=== SUPPLIED MATERIAL ===

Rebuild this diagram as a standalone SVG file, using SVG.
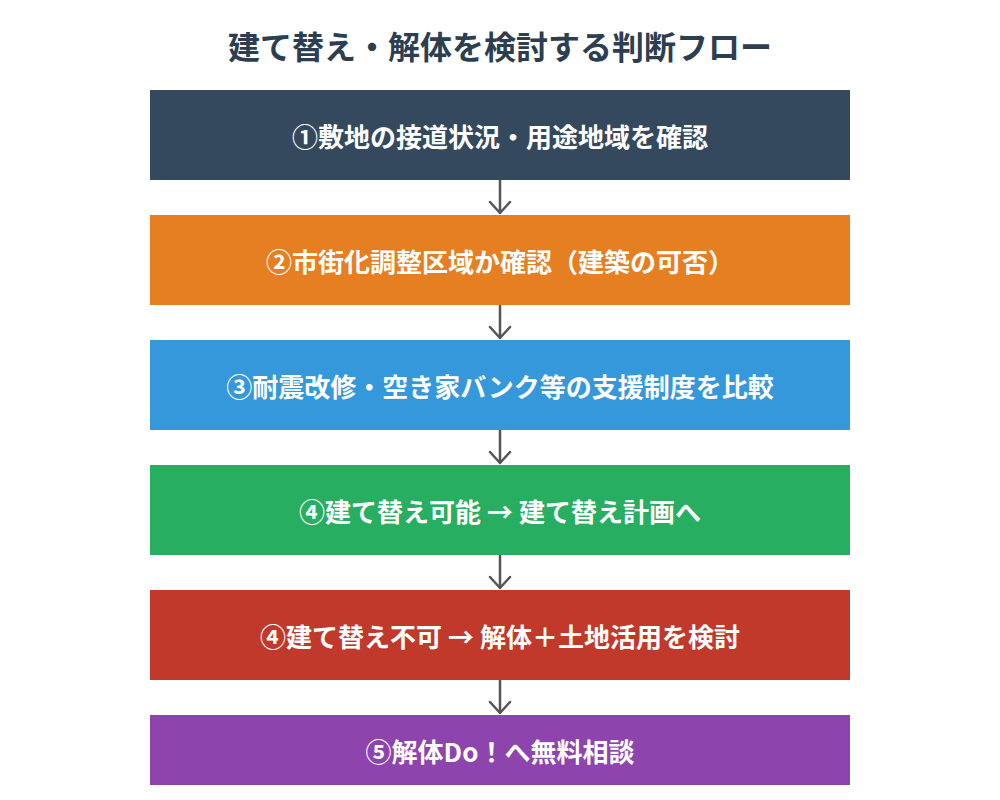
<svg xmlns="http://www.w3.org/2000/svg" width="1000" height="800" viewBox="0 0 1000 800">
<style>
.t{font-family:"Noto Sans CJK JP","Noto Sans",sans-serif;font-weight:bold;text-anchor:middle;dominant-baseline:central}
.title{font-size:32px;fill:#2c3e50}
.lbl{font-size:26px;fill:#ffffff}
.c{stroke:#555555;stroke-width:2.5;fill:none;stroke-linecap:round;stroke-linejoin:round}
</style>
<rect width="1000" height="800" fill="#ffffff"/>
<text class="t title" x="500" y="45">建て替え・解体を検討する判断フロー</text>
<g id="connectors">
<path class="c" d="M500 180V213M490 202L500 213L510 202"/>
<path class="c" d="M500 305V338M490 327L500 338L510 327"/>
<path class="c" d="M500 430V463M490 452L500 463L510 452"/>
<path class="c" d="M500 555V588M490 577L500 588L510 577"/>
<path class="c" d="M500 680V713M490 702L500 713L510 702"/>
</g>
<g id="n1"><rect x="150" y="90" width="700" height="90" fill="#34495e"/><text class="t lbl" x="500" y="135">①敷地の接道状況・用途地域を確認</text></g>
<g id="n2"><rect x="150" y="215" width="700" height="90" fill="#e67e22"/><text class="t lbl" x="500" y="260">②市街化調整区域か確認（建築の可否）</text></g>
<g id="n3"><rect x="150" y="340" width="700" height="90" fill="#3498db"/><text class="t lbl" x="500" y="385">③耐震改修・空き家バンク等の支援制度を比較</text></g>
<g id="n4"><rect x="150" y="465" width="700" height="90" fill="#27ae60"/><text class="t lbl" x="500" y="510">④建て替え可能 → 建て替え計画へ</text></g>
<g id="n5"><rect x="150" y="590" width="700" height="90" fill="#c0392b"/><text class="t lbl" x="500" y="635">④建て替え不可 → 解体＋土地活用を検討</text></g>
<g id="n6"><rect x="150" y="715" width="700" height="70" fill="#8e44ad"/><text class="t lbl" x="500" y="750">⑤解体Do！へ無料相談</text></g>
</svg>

===
=== SUPPLIED MATERIAL ===

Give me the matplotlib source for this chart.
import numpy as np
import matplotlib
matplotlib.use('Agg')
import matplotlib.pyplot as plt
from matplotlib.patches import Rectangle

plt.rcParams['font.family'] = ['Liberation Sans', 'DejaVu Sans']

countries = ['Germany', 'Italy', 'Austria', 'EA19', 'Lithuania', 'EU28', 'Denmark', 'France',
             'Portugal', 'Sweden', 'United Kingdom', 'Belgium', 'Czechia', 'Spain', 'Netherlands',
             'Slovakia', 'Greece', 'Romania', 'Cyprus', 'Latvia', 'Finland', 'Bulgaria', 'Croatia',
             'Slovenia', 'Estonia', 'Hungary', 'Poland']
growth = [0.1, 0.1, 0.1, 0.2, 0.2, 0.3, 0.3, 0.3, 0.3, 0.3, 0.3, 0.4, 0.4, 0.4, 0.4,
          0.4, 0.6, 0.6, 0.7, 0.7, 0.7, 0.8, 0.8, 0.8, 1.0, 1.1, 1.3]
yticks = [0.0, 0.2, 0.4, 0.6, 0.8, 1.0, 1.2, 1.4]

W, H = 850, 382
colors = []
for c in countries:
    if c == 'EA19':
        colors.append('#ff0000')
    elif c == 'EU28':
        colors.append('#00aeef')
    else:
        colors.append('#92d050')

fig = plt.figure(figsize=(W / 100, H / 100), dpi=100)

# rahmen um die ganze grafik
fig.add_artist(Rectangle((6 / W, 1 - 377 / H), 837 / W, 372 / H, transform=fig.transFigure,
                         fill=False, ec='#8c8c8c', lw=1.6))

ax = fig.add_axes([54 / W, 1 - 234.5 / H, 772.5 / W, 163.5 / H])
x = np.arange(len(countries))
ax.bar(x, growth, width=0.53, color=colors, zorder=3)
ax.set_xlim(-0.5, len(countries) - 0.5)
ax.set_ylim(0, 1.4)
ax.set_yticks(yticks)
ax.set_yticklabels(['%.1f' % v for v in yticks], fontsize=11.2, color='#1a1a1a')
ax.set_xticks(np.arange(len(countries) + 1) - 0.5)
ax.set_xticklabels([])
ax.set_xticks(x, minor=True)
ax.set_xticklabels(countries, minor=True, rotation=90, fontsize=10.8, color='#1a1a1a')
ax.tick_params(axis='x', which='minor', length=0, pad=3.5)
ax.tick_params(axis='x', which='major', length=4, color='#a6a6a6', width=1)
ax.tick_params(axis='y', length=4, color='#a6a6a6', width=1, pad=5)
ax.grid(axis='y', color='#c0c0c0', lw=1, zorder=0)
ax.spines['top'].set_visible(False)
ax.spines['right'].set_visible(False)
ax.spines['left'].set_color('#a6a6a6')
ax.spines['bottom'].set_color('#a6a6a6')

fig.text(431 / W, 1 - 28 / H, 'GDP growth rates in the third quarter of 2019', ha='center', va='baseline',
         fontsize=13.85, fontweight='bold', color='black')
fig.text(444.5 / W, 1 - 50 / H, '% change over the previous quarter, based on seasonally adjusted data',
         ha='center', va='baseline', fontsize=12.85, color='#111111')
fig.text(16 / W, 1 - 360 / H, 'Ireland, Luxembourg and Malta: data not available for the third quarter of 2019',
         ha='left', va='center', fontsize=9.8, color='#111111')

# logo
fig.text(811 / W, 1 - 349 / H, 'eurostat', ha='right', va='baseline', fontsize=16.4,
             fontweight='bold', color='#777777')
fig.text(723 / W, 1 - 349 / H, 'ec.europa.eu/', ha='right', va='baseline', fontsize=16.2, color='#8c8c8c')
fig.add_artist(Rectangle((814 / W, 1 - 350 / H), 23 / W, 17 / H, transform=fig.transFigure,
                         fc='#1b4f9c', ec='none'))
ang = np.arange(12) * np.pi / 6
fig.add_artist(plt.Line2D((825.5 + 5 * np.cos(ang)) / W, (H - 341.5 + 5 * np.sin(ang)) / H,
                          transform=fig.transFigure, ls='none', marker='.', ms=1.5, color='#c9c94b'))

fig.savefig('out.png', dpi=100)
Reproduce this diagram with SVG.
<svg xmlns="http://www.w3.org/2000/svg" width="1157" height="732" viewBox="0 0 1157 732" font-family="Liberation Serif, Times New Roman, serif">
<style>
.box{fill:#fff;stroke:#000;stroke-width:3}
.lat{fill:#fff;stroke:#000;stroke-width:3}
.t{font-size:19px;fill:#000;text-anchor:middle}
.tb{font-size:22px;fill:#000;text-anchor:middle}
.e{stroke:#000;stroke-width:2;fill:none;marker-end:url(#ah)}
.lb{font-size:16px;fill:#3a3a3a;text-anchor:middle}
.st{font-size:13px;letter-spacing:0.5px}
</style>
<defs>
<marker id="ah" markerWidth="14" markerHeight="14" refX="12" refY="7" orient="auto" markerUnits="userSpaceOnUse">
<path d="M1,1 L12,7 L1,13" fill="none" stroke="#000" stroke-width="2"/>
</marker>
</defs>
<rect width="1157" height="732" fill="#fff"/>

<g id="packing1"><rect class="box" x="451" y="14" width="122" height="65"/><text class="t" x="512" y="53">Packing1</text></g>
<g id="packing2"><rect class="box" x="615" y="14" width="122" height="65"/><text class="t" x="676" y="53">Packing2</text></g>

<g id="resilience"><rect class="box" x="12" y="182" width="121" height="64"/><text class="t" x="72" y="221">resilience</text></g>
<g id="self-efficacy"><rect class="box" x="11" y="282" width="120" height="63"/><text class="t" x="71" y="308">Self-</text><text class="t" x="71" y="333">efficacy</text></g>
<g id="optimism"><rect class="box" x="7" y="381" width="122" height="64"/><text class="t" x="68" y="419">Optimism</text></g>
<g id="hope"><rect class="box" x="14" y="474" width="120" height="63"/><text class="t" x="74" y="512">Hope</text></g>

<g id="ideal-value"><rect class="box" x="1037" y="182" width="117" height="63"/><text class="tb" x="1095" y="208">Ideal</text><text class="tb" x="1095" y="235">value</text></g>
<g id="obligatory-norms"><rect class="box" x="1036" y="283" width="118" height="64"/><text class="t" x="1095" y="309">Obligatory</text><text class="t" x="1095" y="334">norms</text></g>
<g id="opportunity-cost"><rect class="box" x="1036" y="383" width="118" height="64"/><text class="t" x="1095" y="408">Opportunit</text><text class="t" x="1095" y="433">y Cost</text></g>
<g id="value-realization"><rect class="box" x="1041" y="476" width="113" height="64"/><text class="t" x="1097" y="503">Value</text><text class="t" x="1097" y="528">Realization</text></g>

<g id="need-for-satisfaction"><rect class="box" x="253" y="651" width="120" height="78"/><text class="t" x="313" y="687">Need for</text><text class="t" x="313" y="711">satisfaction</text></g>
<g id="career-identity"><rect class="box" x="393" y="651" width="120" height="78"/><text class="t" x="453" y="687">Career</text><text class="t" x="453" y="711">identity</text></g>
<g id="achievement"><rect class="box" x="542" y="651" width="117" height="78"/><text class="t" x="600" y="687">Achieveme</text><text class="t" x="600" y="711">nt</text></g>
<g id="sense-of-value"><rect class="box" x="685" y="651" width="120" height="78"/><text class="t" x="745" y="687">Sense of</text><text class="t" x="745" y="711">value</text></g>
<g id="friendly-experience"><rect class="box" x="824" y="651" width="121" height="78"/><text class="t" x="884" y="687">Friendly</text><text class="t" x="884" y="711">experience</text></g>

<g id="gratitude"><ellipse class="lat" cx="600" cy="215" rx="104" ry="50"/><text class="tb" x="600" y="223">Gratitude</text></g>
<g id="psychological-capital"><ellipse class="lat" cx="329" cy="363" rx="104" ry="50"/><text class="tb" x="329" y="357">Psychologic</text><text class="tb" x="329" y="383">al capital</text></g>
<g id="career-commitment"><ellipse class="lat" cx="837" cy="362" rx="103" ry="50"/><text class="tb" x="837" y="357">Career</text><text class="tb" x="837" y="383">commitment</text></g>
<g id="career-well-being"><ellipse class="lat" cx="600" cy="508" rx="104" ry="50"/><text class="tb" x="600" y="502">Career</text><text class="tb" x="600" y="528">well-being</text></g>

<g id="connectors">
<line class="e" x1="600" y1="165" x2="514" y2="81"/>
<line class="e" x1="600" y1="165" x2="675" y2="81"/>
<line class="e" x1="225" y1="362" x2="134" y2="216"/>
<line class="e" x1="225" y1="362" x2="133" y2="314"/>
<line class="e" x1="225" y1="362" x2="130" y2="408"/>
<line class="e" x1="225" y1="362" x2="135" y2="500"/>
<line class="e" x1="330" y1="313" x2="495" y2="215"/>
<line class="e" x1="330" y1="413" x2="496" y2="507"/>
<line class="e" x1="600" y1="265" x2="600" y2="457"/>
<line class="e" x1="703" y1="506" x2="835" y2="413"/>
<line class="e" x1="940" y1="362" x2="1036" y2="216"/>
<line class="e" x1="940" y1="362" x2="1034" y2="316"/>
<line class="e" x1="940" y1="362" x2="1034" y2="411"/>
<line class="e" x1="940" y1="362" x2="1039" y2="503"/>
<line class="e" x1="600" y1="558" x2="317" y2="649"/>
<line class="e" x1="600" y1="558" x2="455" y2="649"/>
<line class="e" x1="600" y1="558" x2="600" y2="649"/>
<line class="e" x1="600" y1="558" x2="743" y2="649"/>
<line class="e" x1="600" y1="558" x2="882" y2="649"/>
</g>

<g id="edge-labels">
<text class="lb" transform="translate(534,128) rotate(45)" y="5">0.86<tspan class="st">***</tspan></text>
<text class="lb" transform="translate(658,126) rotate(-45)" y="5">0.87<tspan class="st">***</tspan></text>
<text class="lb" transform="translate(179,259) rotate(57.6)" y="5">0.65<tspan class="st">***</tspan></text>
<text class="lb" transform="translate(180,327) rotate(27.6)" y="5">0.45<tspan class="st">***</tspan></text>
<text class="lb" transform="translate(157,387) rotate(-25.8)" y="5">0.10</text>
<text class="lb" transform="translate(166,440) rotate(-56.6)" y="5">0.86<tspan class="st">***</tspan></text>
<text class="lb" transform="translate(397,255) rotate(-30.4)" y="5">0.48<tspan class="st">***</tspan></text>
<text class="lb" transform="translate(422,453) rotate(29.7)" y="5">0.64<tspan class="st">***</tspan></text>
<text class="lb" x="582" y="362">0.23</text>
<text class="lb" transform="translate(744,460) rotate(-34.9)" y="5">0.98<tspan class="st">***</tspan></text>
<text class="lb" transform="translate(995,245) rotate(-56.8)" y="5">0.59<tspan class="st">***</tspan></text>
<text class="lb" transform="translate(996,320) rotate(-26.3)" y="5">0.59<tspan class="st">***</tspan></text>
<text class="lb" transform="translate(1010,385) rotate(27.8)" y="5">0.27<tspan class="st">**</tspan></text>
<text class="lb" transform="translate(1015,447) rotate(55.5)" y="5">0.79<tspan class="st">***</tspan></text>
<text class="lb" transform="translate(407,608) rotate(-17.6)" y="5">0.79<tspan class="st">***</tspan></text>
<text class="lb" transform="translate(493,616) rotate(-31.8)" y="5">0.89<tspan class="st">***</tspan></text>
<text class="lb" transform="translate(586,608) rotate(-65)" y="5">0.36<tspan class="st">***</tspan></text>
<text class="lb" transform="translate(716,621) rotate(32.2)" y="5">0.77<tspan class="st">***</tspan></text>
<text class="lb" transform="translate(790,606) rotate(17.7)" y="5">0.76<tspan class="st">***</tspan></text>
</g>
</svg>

===
=== SUPPLIED MATERIAL ===

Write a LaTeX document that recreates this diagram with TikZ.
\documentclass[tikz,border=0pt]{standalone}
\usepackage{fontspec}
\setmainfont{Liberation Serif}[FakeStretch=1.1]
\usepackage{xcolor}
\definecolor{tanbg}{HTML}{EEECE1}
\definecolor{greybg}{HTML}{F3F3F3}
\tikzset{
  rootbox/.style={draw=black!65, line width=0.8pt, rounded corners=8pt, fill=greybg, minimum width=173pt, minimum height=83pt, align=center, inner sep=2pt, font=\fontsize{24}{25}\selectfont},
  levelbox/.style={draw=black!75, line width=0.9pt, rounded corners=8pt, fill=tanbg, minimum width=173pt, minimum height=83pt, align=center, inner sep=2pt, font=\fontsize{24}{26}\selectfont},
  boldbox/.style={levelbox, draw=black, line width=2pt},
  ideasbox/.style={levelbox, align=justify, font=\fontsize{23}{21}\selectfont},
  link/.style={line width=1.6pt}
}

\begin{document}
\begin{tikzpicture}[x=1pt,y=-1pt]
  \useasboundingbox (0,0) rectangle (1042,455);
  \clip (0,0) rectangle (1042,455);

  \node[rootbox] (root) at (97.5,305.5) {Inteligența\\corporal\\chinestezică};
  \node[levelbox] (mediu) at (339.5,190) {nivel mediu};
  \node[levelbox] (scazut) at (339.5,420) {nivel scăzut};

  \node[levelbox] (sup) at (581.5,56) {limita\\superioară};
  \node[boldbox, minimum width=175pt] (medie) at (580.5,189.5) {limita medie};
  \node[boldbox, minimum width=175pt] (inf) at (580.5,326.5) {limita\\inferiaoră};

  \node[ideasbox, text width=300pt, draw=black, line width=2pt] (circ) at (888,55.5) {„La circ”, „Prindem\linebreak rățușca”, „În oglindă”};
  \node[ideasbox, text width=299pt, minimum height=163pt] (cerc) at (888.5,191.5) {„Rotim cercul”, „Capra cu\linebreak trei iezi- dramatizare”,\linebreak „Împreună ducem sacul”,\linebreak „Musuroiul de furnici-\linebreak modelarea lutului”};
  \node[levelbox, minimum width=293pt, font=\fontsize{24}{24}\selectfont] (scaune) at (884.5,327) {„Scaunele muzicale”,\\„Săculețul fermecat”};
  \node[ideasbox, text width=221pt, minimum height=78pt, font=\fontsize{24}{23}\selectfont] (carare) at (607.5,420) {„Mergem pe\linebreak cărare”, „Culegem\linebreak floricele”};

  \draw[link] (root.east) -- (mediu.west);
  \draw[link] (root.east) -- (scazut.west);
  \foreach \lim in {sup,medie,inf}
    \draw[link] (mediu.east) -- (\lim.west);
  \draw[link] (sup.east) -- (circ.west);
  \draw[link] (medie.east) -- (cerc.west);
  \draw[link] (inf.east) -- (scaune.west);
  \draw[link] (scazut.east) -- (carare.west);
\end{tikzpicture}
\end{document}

===

REQUEST: Check each line above for the string "diagram" and show the ones that have it.

RESULT OF THE TASK:
Rebuild this diagram as a standalone SVG file, using SVG.
Reproduce this diagram with SVG.
Write a LaTeX document that recreates this diagram with TikZ.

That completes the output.